4. Il suo ricorso va, pertanto, respinto, restando le spese del giudizio di legittimità, tra le parti costituite, a carico della ricorrente soccombente, e dandosi atto, – in assenza di ogni discrezionalità al riguardo (cfr. Cass. n. 5955 del 2014; Cass., S.U., n. 24245 del 2015; Cass., S.U., n. 15279 del 2017) – della sussistenza dei presupposti per l’applicazione, a carico della medesima ricorrente, del D.P.R. 30 maggio 2002, n. 115, art. 13, comma 1 quater, inserito dalla L. 24 dicembre 2012, n. 228, art. 1, comma 17, (applicabile ratione temporis, essendo stato il suo ricorso proposto successivamente al 30 gennaio 2013), in tema di contributo unificato per i gradi o i giudizi di impugnazione: norma in forza della quale il giudice dell’impugnazione è vincolato, pronunziando il provvedimento che definisce quest’ultima, a dare atto della sussistenza dei presupposti (rigetto integrale o inammissibilità o improcedibilità dell’impugnazione) per il versamento, da parte dell’impugnante soccombente, dell’ulteriore importo a titolo di contributo unificato pari a quello dovuto per l’impugnazione proposta.

P.Q.M.

La Corte rigetta il ricorso, e condanna la società ricorrente al pagamento delle spese del giudizio di legittimità sostenute dalla curatela del suo fallimento, liquidate in Euro 7.000,00 per compensi, oltre alle spese forfettarie nella misura del 15%, agli esborsi liquidati in Euro 200,00, ed agli accessori di legge.

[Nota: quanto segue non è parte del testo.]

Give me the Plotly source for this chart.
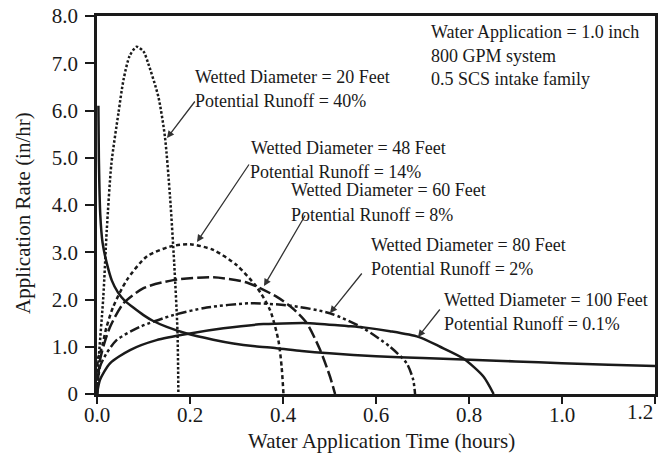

Ai sensi del D.P.R. n. 115 del 2002, art. 13, comma 1 quater, inserito dalla L. n. 228 del 2012, art. 1, comma 17, dà atto della sussistenza dei presupposti per il versamento, da parte della medesima ricorrente, dell’ulteriore importo a titolo di contributo unificato pari a quello dovuto per il ricorso, giusta lo stesso art. 13, comma 1 bis.

Così deciso in Roma, nella Camera di Consiglio della Sezione Prima Civile della Corte Suprema di Cassazione, il 9 novembre 2018.